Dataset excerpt

==============================

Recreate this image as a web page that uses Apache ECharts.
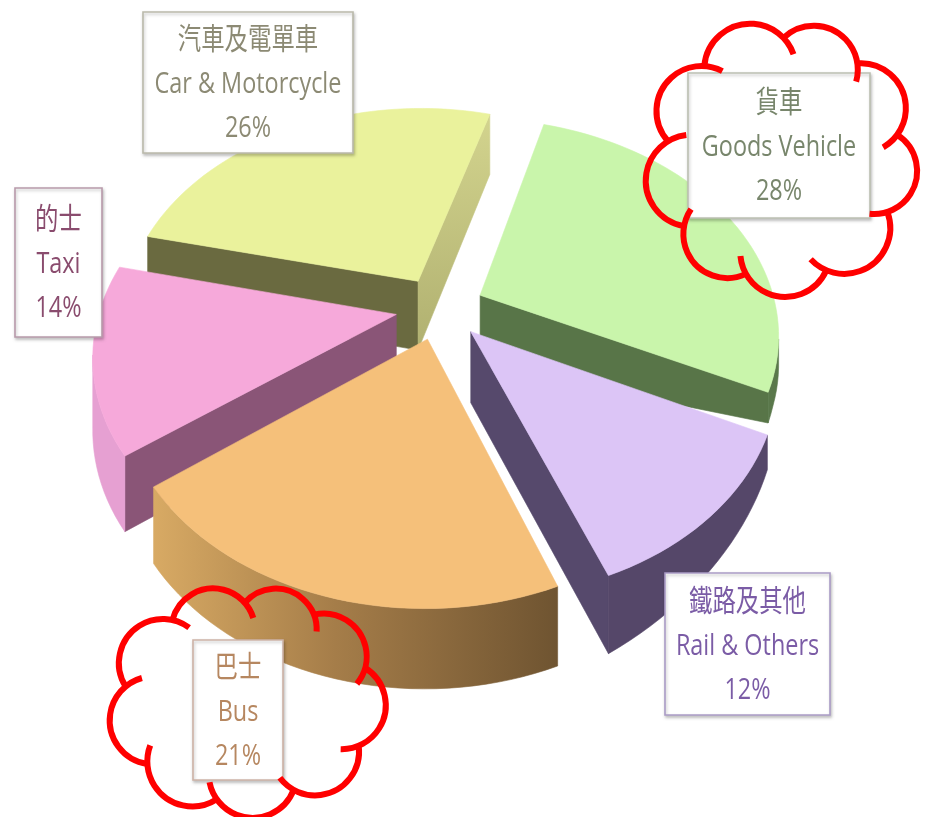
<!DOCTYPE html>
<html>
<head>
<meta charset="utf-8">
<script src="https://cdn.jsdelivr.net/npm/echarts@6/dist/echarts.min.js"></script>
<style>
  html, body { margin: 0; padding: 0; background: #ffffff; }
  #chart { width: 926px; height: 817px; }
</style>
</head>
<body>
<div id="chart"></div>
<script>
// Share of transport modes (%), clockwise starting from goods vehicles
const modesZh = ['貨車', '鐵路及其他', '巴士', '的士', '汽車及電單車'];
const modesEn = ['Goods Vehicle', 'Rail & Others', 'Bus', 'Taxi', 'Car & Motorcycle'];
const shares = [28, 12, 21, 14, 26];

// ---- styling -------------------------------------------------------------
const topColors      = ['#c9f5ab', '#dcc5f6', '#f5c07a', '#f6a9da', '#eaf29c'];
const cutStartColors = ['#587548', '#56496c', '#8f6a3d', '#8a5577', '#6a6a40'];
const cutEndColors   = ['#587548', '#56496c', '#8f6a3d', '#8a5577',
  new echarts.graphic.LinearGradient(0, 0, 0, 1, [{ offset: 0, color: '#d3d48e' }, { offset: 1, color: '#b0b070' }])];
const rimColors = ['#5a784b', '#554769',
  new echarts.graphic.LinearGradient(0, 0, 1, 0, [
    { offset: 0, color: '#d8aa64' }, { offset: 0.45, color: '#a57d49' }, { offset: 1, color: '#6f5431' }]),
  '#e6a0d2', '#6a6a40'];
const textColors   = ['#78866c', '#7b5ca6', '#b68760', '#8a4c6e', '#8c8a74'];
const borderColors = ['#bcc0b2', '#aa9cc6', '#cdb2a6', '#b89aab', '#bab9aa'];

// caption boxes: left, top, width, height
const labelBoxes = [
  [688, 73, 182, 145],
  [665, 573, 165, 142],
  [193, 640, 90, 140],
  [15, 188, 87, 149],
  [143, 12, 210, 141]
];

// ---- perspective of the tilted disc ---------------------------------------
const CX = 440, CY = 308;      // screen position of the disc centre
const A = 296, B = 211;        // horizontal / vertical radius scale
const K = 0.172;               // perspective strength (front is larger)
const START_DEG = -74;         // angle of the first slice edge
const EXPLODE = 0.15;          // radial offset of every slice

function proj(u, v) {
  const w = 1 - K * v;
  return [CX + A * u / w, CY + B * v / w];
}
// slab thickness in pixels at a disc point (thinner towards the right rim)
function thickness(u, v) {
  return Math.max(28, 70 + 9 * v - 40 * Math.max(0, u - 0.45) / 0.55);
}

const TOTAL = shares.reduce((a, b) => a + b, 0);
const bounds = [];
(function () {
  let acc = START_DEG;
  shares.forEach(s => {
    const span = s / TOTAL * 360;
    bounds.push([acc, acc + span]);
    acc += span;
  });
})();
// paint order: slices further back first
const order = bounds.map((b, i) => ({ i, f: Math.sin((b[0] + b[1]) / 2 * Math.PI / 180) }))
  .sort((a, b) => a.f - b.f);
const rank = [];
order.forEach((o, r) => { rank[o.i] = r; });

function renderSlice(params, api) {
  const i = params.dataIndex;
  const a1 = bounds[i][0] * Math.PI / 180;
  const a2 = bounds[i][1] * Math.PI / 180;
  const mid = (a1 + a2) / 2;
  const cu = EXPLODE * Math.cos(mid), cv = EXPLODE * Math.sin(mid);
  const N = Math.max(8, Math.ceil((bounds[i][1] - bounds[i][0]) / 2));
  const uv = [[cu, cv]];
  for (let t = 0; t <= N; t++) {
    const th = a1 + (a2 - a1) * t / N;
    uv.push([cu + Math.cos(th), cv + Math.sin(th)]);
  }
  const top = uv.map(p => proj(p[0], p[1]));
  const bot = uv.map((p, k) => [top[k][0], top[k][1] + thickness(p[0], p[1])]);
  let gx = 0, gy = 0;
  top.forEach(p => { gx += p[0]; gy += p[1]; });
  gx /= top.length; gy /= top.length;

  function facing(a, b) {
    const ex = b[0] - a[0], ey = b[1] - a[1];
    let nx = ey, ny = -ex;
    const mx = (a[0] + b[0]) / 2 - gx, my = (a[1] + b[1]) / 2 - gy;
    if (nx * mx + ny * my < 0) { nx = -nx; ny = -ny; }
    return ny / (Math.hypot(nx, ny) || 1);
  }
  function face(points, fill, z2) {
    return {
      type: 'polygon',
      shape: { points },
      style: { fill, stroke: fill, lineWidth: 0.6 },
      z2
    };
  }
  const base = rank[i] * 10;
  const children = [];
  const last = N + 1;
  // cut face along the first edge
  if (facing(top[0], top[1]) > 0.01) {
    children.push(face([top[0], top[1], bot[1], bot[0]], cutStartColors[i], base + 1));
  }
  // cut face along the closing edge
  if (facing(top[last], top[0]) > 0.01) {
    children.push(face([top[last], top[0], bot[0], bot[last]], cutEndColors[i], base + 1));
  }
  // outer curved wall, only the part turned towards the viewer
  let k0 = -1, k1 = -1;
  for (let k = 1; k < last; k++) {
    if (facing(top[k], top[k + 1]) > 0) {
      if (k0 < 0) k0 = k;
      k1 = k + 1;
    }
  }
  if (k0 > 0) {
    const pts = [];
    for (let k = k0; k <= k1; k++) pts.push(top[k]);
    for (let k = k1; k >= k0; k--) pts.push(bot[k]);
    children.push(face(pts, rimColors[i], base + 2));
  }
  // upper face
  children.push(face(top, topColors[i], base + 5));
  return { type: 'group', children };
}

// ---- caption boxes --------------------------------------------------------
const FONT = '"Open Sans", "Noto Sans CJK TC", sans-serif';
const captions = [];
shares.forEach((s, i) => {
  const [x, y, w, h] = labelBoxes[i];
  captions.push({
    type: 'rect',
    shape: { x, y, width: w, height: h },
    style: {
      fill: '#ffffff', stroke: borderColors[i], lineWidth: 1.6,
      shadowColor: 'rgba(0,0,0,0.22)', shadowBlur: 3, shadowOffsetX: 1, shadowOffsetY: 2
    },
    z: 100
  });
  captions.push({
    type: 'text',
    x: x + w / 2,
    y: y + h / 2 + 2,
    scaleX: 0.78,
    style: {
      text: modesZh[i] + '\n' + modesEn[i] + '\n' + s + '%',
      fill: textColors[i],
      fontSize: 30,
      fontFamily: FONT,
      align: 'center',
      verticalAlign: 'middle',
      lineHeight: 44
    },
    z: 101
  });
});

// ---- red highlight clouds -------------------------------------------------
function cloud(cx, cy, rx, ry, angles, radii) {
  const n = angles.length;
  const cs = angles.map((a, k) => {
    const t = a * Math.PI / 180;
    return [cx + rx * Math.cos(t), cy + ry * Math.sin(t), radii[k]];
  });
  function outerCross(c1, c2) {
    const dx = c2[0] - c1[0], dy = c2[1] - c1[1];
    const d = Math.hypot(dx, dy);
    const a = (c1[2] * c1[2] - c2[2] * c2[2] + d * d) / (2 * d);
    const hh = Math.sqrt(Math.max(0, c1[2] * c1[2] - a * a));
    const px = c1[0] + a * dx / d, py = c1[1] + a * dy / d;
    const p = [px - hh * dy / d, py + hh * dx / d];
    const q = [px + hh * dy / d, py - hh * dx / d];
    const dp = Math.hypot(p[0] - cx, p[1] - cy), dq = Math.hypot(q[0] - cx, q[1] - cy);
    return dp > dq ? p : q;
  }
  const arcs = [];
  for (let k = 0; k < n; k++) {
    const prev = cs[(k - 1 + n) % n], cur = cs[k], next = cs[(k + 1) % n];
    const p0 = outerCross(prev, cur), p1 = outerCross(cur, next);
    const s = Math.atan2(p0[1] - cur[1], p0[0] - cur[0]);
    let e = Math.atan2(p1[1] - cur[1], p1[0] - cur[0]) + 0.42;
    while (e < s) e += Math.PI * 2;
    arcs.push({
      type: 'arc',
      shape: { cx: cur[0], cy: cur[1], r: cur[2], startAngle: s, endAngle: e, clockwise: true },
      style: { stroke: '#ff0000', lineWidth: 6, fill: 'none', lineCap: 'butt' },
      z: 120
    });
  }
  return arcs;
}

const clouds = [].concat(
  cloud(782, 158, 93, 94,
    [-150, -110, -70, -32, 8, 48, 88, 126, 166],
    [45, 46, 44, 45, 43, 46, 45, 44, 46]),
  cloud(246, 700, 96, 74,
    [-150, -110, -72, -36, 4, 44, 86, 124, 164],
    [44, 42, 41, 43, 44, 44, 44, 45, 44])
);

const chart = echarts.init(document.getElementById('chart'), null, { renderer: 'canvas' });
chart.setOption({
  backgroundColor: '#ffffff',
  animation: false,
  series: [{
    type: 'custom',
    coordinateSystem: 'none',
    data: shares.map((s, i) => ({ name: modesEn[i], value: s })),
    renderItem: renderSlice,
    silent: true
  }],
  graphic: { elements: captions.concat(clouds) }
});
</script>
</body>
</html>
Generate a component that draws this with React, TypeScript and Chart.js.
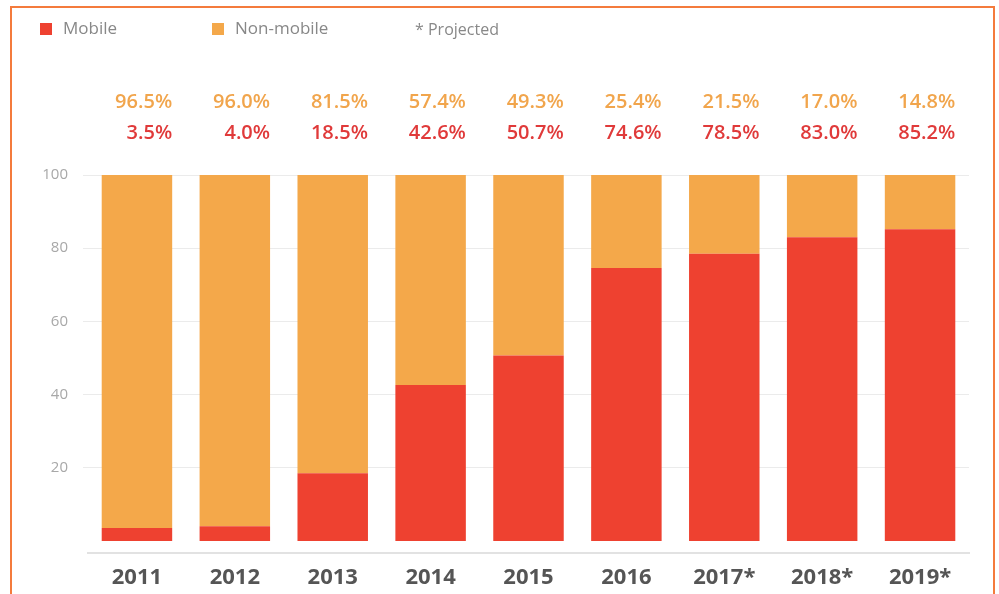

==============================

> WRITTEN PROBLEM
Your task is to restate word for word the lines from the top of the data to the line containing "const shares = [28, 12, 21, 14, 26];", both ends included, with every picture left out.

> EXPECTED OUTPUT
Recreate this image as a web page that uses Apache ECharts.
<!DOCTYPE html>
<html>
<head>
<meta charset="utf-8">
<script src="https://cdn.jsdelivr.net/npm/echarts@6/dist/echarts.min.js"></script>
<style>
  html, body { margin: 0; padding: 0; background: #ffffff; }
  #chart { width: 926px; height: 817px; }
</style>
</head>
<body>
<div id="chart"></div>
<script>
// Share of transport modes (%), clockwise starting from goods vehicles
const modesZh = ['貨車', '鐵路及其他', '巴士', '的士', '汽車及電單車'];
const modesEn = ['Goods Vehicle', 'Rail & Others', 'Bus', 'Taxi', 'Car & Motorcycle'];
const shares = [28, 12, 21, 14, 26];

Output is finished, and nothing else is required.